Previous thread: [PATCH] input: joystick: Adding Austria Microsystem AS5011 joystick driver (without wrapped lines) by Fabien Marteau on Tuesday, November 23, 2010 - 10:25 am. (1 message)

Next thread: [PATCH] perf: add support for per-event sampling period or frequency in perf record (v2) by Stephane Eranian on Tuesday, November 23, 2010 - 10:06 am. (1 message)
From: Alexander Shishkin
Date: Tuesday, November 23, 2010 - 10:22 am

Certain userspace applications (like "clock" desktop applets or cron or
systemd) might want to be notified when some other application changes
the system time. There are several known to me reasons for this:
 - avoiding periodic wakeups to poll time changes;
 - rearming CLOCK_REALTIME timers when said changes happen;
 - changing system timekeeping policy for system-wide time management
   programs;
 - keeping guest applications/operating systems running in emulators
   up to date.

This is another attempt to approach notifying userspace about system
clock changes. The other one is using an eventfd and a syscall [1]. In
the course of discussing the necessity of a syscall for this kind of
notifications, it was suggested that this functionality can be achieved
via timers [2] (and timerfd in particular [3]). This idea got quite
some support [4], [5], [6] and some vague criticism [7], so I decided
to try and go a bit further with it.

[1] http://marc.info/?l=linux-kernel&m=128950389423614&w=2
[2] http://marc.info/?l=linux-kernel&m=128951020831573&w=2
[3] http://marc.info/?l=linux-kernel&m=128951588006157&w=2
[4] http://marc.info/?l=linux-kernel&m=128951503205111&w=2
[5] http://marc.info/?l=linux-kernel&m=128955890118477&w=2
[6] http://marc.info/?l=linux-kernel&m=129002967031104&w=2
[7] http://marc.info/?l=linux-kernel&m=129002672227263&w=2

Signed-off-by: Alexander Shishkin <virtuoso@slind.org>
CC: Thomas Gleixner <tglx@linutronix.de>
CC: Alexander Viro <viro@zeniv.linux.org.uk>
CC: Greg Kroah-Hartman <gregkh@suse.de>
CC: Feng Tang <feng.tang@intel.com>
CC: Andrew Morton <akpm@linux-foundation.org>
CC: Michael Tokarev <mjt@tls.msk.ru>
CC: Marcelo Tosatti <mtosatti@redhat.com>
CC: John Stultz <johnstul@us.ibm.com>
CC: Chris Friesen <chris.friesen@genband.com>
CC: Kay Sievers <kay.sievers@vrfy.org>
CC: Kirill A. Shutemov <kirill@shutemov.name>
CC: Artem Bityutskiy <dedekind1@gmail.com>
CC: Davide Libenzi <davidel@xmailserver.org>
CC: linux-fsdevel@vger.kernel.org
CC: ...
From: Lennart Poettering
Date: Tuesday, November 23, 2010 - 3:43 pm

I agree with Kay, this is pretty much exactly what we want for
systemd. (Assuming that the time jump due to system suspend is
propagated to userspace like any other time jump with this path).

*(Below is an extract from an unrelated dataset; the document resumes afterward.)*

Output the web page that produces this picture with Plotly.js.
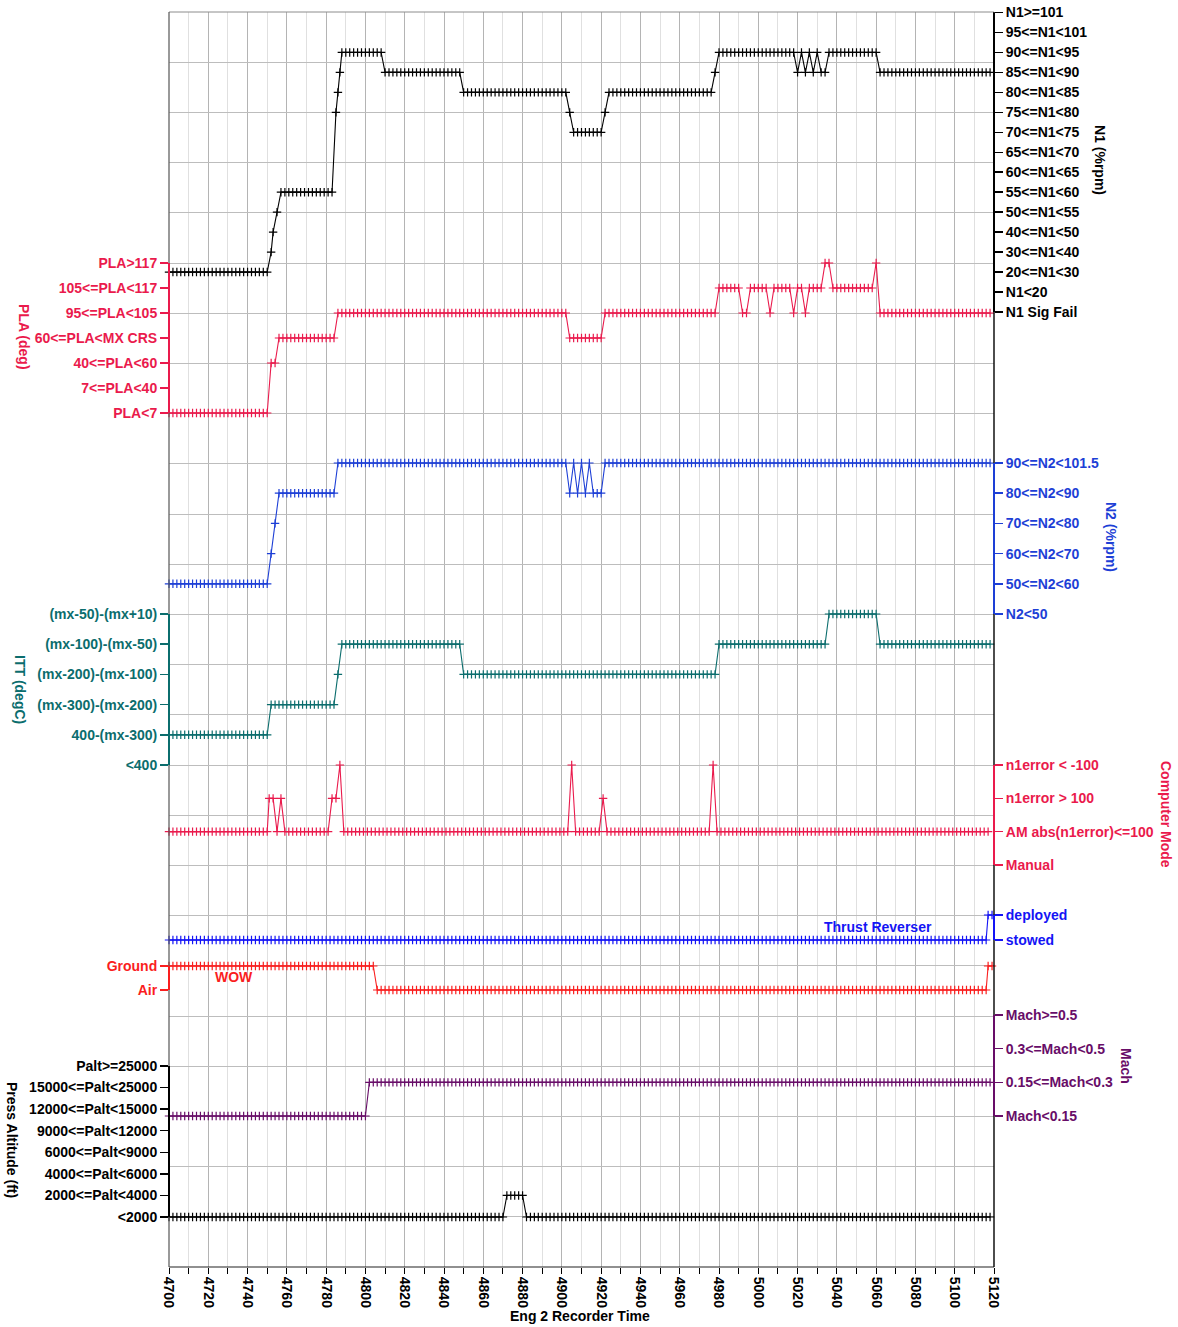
<!DOCTYPE html>
<html><head><meta charset="utf-8">
<script src="https://cdn.plot.ly/plotly-3.0.1.min.js"></script>
<style>html,body{margin:0;padding:0;background:#fff}#chart{width:1178px;height:1327px}</style>
</head><body><div id="chart"></div>
<script>
// ---------------- DATA ----------------
// Each segment: [startTime, endTime, levelIndex]; one sample every 2 s inside a segment.
const timeRange = [4700, 5120];

const n1Labels = ["N1 Sig Fail","N1<20","20<=N1<30","30<=N1<40","40<=N1<50","50<=N1<55","55<=N1<60","60<=N1<65","65<=N1<70","70<=N1<75","75<=N1<80","80<=N1<85","85<=N1<90","90<=N1<95","95<=N1<101","N1>=101"];
const n1Segments = [[4700,4750,2],[4752,4752,3],[4753,4753,4],[4755,4755,5],[4757,4783,6],[4785,4785,10],[4786,4786,11],[4787,4787,12],[4788,4808,13],[4810,4848,12],[4850,4902,11],[4904,4904,10],[4906,4920,9],[4922,4922,10],[4924,4976,11],[4978,4978,12],[4980,5018,13],[5020,5020,12],[5022,5022,13],[5024,5024,12],[5026,5026,13],[5028,5028,12],[5030,5030,13],[5032,5034,12],[5036,5060,13],[5062,5118,12]];

const plaLabels = ["PLA<7","7<=PLA<40","40<=PLA<60","60<=PLA<MX CRS","95<=PLA<105","105<=PLA<117","PLA>117"];
const plaSegments = [[4700,4750,0],[4752,4754,2],[4756,4784,3],[4786,4902,4],[4904,4920,3],[4922,4978,4],[4980,4990,5],[4992,4994,4],[4996,5004,5],[5006,5006,4],[5008,5016,5],[5018,5018,4],[5020,5022,5],[5024,5024,4],[5026,5032,5],[5034,5036,6],[5038,5058,5],[5060,5060,6],[5062,5118,4]];

const n2Labels = ["N2<50","50<=N2<60","60<=N2<70","70<=N2<80","80<=N2<90","90<=N2<101.5"];
const n2Segments = [[4700,4750,1],[4752,4752,2],[4754,4754,3],[4756,4784,4],[4786,4902,5],[4904,4904,4],[4906,4906,5],[4908,4908,4],[4910,4910,5],[4912,4912,4],[4914,4914,5],[4916,4920,4],[4922,5118,5]];

const ittLabels = ["<400","400-(mx-300)","(mx-300)-(mx-200)","(mx-200)-(mx-100)","(mx-100)-(mx-50)","(mx-50)-(mx+10)"];
const ittSegments = [[4700,4750,1],[4752,4784,2],[4786,4786,3],[4788,4848,4],[4850,4978,3],[4980,5034,4],[5036,5060,5],[5062,5118,4]];

const cmLabels = ["Manual","AM abs(n1error)<=100","n1error > 100","n1error < -100"];
const cmSegments = [[4700,4750,1],[4751,4753,2],[4755,4755,1],[4757,4757,2],[4759,4781,1],[4783,4785,2],[4787,4787,3],[4789,4903,1],[4905,4905,3],[4907,4919,1],[4921,4921,2],[4923,4975,1],[4977,4977,3],[4979,5117,1]];

const trLabels = ["stowed","deployed"];
const trSegments = [[4700,5116,0],[5117,5119,1]];

const wowLabels = ["Air","Ground"];
const wowSegments = [[4700,4804,1],[4806,5116,0],[5117,5119,1]];

const machLabels = ["Mach<0.15","0.15<=Mach<0.3","0.3<=Mach<0.5","Mach>=0.5"];
const machSegments = [[4700,4800,0],[4802,5118,1]];

const paltLabels = ["<2000","2000<=Palt<4000","4000<=Palt<6000","6000<=Palt<9000","9000<=Palt<12000","12000<=Palt<15000","15000<=Palt<25000","Palt>=25000"];
const paltSegments = [[4700,4870,0],[4872,4880,1],[4882,5118,0]];

// ---------------- LAYOUT HELPERS ----------------
const W = 1178, H = 1327;
const PL = 169, PR = 994, PT = 12, PB = 1267;
const FONT = "'Liberation Sans', Arial, sans-serif";
const px2x = px => (px - PL) / (PR - PL);
const py2y = py => (PB - py) / (PB - PT);
function rangeFor(n, pLow, pHigh) {
  const s = (pLow - pHigh) / (n - 1);
  return [-(PB - pLow) / s, (n - 1) + (pHigh - PT) / s];
}
function expand(segs) {
  const xs = [], ys = [];
  segs.forEach(([a, b, v]) => { for (let t = a; t <= b; t += 2) { xs.push(t); ys.push(v); } });
  return {xs, ys};
}

const panels = [
  {labels:n1Labels, segs:n1Segments, color:'#000000', side:'right', pLow:312, pHigh:12.5, title:'N1 (%rpm)', tx:1100, ty:160, vert:true},
  {labels:plaLabels, segs:plaSegments, color:'#ea1a4c', side:'left', pLow:413, pHigh:263, title:'PLA (deg)', tx:24, ty:337, vert:true},
  {labels:n2Labels, segs:n2Segments, color:'#1d3fd6', side:'right', pLow:614, pHigh:463, title:'N2 (%rpm)', tx:1111, ty:537, vert:true},
  {labels:ittLabels, segs:ittSegments, color:'#0b6d6d', side:'left', pLow:765, pHigh:614, title:'ITT (degC)', tx:20, ty:689, vert:true},
  {labels:cmLabels, segs:cmSegments, color:'#ea1a4c', side:'right', pLow:865, pHigh:765, title:'Computer Mode', tx:1166, ty:814, vert:true},
  {labels:trLabels, segs:trSegments, color:'#1414f5', side:'right', pLow:940, pHigh:915, title:'Thrust Reverser', tx:878, ty:927, vert:false},
  {labels:wowLabels, segs:wowSegments, color:'#fa1e1e', side:'left', pLow:990, pHigh:966, title:'WOW', tx:234, ty:977, vert:false},
  {labels:machLabels, segs:machSegments, color:'#680d68', side:'right', pLow:1116, pHigh:1015, title:'Mach', tx:1126, ty:1066, vert:true},
  {labels:paltLabels, segs:paltSegments, color:'#000000', side:'left', pLow:1217, pHigh:1066, title:'Press Altitude (ft)', tx:12, ty:1140, vert:true}
];

// empty trace so that the main (grid) subplot x/y is created
const traces = [{type: 'scatter', mode: 'markers', x: [], y: [], xaxis: 'x', yaxis: 'y', hoverinfo: 'skip'}];
const shapes = [];
const annotations = [];
const layout = {
  width: W, height: H,
  margin: {l: PL, r: W - PR, t: PT, b: H - PB, pad: 0},
  paper_bgcolor: '#ffffff', plot_bgcolor: 'rgba(0,0,0,0)',
  showlegend: false, hovermode: false,
  font: {family: FONT, size: 14, color: '#000', weight: 'bold'},
  xaxis: {
    range: timeRange, tickmode: 'linear', tick0: 4700, dtick: 20,
    ticks: 'outside', ticklen: 6, tickcolor: '#000', tickwidth: 1,
    tickangle: 90, tickfont: {family: FONT, size: 14, color: '#000', weight: 'bold'},
    showgrid: true, gridcolor: '#b4b4b4', gridwidth: 1, zeroline: false, showline: false,
    minor: {tick0: 4700, dtick: 10, ticks: 'outside', ticklen: 6, tickcolor: '#000', tickwidth: 1, showgrid: true, gridcolor: '#e0e0e0', gridwidth: 1},
    anchor: 'y', fixedrange: true
  },
  xaxis2: {
    range: timeRange, overlaying: 'x', anchor: 'y', showgrid: false, zeroline: false, showline: false,
    showticklabels: false, ticks: '', fixedrange: true
  },
  yaxis: {
    range: [0, 25], tickmode: 'linear', tick0: 0, dtick: 1, showgrid: true, gridcolor: '#bdbdbd', gridwidth: 1,
    showticklabels: false, ticks: '', zeroline: false, showline: false, fixedrange: true
  },
  shapes: shapes, annotations: annotations
};

panels.forEach((p, i) => {
  const ax = i + 2;
  const n = p.labels.length;
  layout['yaxis' + ax] = {
    overlaying: 'y', anchor: 'x2', side: p.side,
    range: rangeFor(n, p.pLow, p.pHigh),
    tickmode: 'array', tickvals: p.labels.map((_, k) => k), ticktext: p.labels,
    ticks: 'outside', ticklen: 8, tickwidth: 1.5, tickcolor: p.color,
    tickfont: {family: FONT, size: 14, color: p.color, weight: 'bold'},
    showgrid: false, zeroline: false, showline: false, fixedrange: true
  };
  const d = expand(p.segs);
  traces.push({
    type: 'scatter', mode: 'lines+markers', x: d.xs, y: d.ys, yaxis: 'y' + ax, xaxis: 'x2',
    line: {color: p.color, width: 1.1},
    marker: {symbol: 'cross-thin', size: 6, color: p.color, line: {color: p.color, width: 1.2}},
    cliponaxis: false, hoverinfo: 'skip'
  });
  shapes.push({type: 'line', xref: 'paper', yref: 'y' + ax, x0: p.side === 'left' ? 0 : 1, x1: p.side === 'left' ? 0 : 1,
    y0: 0, y1: n - 1, line: {color: p.color, width: 2}, layer: 'above'});
  annotations.push({xref: 'paper', yref: 'paper', x: px2x(p.tx), y: py2y(p.ty), text: p.title, showarrow: false,
    textangle: p.vert ? 90 : 0, xanchor: 'center', yanchor: 'middle',
    font: {family: FONT, size: 14, color: p.color, weight: 'bold'}});
});

// plot frame
shapes.unshift(
  {type: 'line', xref: 'paper', yref: 'paper', x0: 0, x1: 1, y0: 1, y1: 1, line: {color: '#8c8c8c', width: 1}, layer: 'above'},
  {type: 'line', xref: 'paper', yref: 'paper', x0: 0, x1: 1, y0: 0, y1: 0, line: {color: '#222', width: 1.2}, layer: 'above'},
  {type: 'line', xref: 'paper', yref: 'paper', x0: 0, x1: 0, y0: 0, y1: 1, line: {color: '#555', width: 1.2}, layer: 'above'},
  {type: 'line', xref: 'paper', yref: 'paper', x0: 1, x1: 1, y0: 0, y1: 1, line: {color: '#000', width: 1.4}, layer: 'above'}
);

annotations.push({xref: 'paper', yref: 'paper', x: px2x(580), y: py2y(1316), text: 'Eng 2 Recorder Time', showarrow: false,
  xanchor: 'center', yanchor: 'middle', font: {family: FONT, size: 14, color: '#000', weight: 'bold'}});

Plotly.newPlot('chart', traces, layout, {staticPlot: true, displayModeBar: false});
</script>
</body></html>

So yeah, I'd be very happy if this could be merged.

Lennart

-- 
Lennart Poettering - Red Hat, Inc.
--

From: Artem Bityutskiy
Date: Wednesday, November 24, 2010 - 1:05 am

A "Tested-by: Lennart Poettering <mzxreary@0pointer.de>" would be

Hmm, and question about why exactly the timerfd interface is a bad way
to go was ignored.

-- 
Best Regards,
Artem Bityutskiy (Артём Битюцкий)

--

From: Alexander Shishkin
Date: Tuesday, November 30, 2010 - 5:33 pm

Good to hear.

Regards,
--
Alex
--

From: Jamie Lokier
Date: Wednesday, December 1, 2010 - 3:43 am

I hope the time jump due to suspend is *not* propagated in the same
way to userspace :-)

What I'd like to see:

 1. Time jump due to the system clock being stepped: Notification.

    This is *not* a change in real time.  It means the clock was
    corrected/changed.  No physical time passed.

 2. Time jump due to suspend/resume: Different notification.

    This *is* a change in real time.  Physical time passed.

 3. Time drift corrections: As now, no notification, it's just
    the clock being regulated.

To signal the difference between 1 and 2, there ought to be some way
for userspace to determine how much of the clock delta corresponds
with physical time, by reading some sort of "monotonic" clock :-)

CLOCK_MONOTONIC is unsuitable because it stops at suspend.  Maybe it
should stay that way.  But maybe not - programs using CLOCK_MONOTONIC
usually want to trigger timeouts etc. based on real elapsed time, and
after suspend/resume, it's quite reasonable to want to trigger all of
a program's short timeouts immediately.  Indeed some network protocol
userspace may currently behave *incorrectly* over suspend/resume,
especially those using clock times to validate their caches,
*because* CLOCK_MONOTONIC doesn't count it.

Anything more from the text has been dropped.